TITLE: Batman Forever

YEAR: 1995

GENRE: Superhero/Comics

Most Batman fans need to learn the history of their favorite character. When discussing the Caped Crusader films with the most die-hard comic fanatics almost all of them are followers of the darker interpretations such as the 1989 Tim Burton epic or the 2008 The Dark Knight and will laugh at the less serious entries into the lore of Gotham City’s protector. Despite this, Batman and his sidekick Robin also have a less than serious past including the 1966 Batman cheese fest and the actual comic itself from the early 1940’s until about 1970. Because of this fact, I believe that there is room in the Dark Knight’s film history for some of the lighter fare that has been created over the years. That being said, Batman Forever is probably the best of the lighter fare Caped Crusader films and is an entertaining watch for those who enjoy superhero films with a more comical flair.

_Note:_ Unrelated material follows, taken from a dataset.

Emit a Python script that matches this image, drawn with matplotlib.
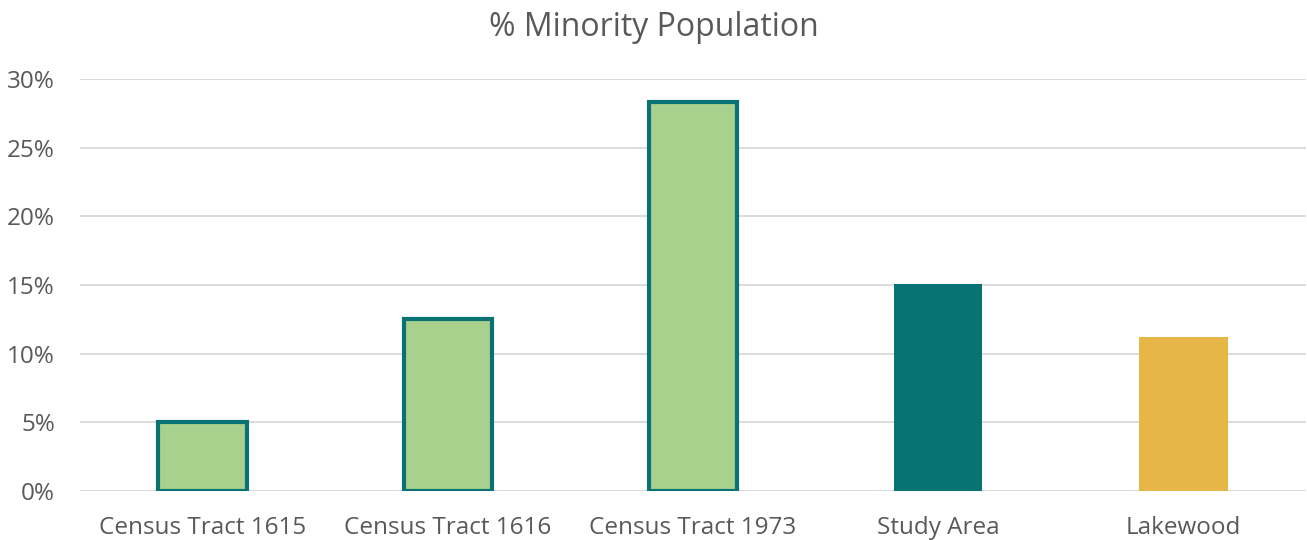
import matplotlib.pyplot as plt
from matplotlib.ticker import PercentFormatter

plt.rcParams['font.family'] = ['Open Sans', 'DejaVu Sans']

# values (percent)
categories = ['Census Tract 1615', 'Census Tract 1616', 'Census Tract 1973',
              'Study Area', 'Lakewood']
values = [5.0, 12.5, 28.3, 15.1, 11.2]
fills = ['#A9D18E', '#A9D18E', '#A9D18E', '#097373', '#E6B746']
outlined = [True, True, True, False, False]

text_col = '#595959'
teal = '#097373'

fig = plt.figure(figsize=(13.07, 5.4), dpi=100)
ax = fig.add_axes([80 / 1307, 49 / 540, 1226 / 1307, 412 / 540])

x = range(len(categories))
for i, v in enumerate(values):
    if outlined[i]:
        ax.bar(i, v, width=0.36, color=fills[i], edgecolor=teal,
               linewidth=3, zorder=3)
    else:
        ax.bar(i, v, width=0.36, color=fills[i], zorder=3)

ax.set_xlim(-0.5, len(categories) - 0.5)
ax.set_ylim(0, 30)
ax.set_yticks(range(0, 31, 5))
ax.yaxis.set_major_formatter(PercentFormatter(decimals=0))
ax.set_xticks(list(x))
ax.set_xticklabels(categories)

ax.grid(axis='y', color='#D9D9D9', linewidth=1.3, zorder=0)
for s in ax.spines.values():
    s.set_visible(False)
ax.tick_params(axis='both', length=0, labelsize=17.5, colors=text_col)
ax.tick_params(axis='x', pad=18)
ax.tick_params(axis='y', pad=18)

fig.suptitle('% Minority Population', y=0.98, fontsize=23, color=text_col)

fig.savefig('out.png', dpi=100)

Batman (played by Val Kilmer) is currently in the hunt for Two-Face (Tommy Lee Jones) who is currently terrorizing Gotham City. Dr. Chase Meridian (Nicole Kidman) has recently come to town to study the Caped Crusader, and her beautiful charms have become a distraction for the crime fighter. Meanwhile, Dr. Edward Nygma (Jim Carrey) has been fired from Wayne Industries and becomes the puzzling villain The Riddler. Two-Face’s attack on a circus leaves performer Dick Grayson (Chris O’Donnell) an orphan and wealthy industrialist Bruce Wayne (Kilmer) adopts the teenager. As The Riddler and Two-Face team up become a psychotic duo bent on stealing the mind waves of Gotham City, Batman must work to break up the twosome to stop them from their dastardly work. But the Dark Knight will not work alone this time.

The first aspect that many superhero fans will notice about Batman Forever is that Gotham City is a brighter, more neon city than the Tim Burton or Christopher Nolan films. In addition, Batman Forever is very much action-packed and there are numerous quality fights and explosions throughout the production; this makes the film a little more immature feel than the more dramatic The Dark Knight but that is more acceptable since director Joel Schumacher (St. Elmo’s Fire, Flatliners, The Client) was not attempting to make the superhero version of The Godfather. Two-Face’s thugs are especially entertaining and create genuinely entertaining fight scenes with Batman including one guy swinging some type of razor claws. It is also enjoyable to watch all the over the top humor displayed throughout the action in Batman Forever: the scene where Two-Face and The Riddler play Battleship to blow Robin out of the water is hysterical; another scene where Two-Face is standing right next to wall that a wrecking ball takes down is insane; and the scene where Batman returns a bank vault stolen by Two-Face to his rightful place by only using a Batarang and a rope is hysterical in its absurdity. In terms of acting the villains take the cake here, as Carrey is utterly fantastic in his over the top rendition of the Riddler and Jones is fantastic as the multiple personality Two-Face. In addition, keep an eye out for Drew Barrymore as the lighter side of Two-Face’s femme fatales.

Schumacher followed this film up with the amazingly stupid Batman and Robin which is arguably the worst of any Caped Crusader adaptation ever made, and I would agree that most of the comical Batman films are not that great of a viewing. However, Batman Forever is an interesting mix of the somber and not so serious history of the Caped Crusader and his sidekick and does have its place in the collection of superhero fans that have a sense of humor. Batman Forever is not to be taken seriously by die-hard comic book fans, but then again that is not its intention. Pour a cold beverage of choice and enjoy Batman Forever for what it is: a lot of fun.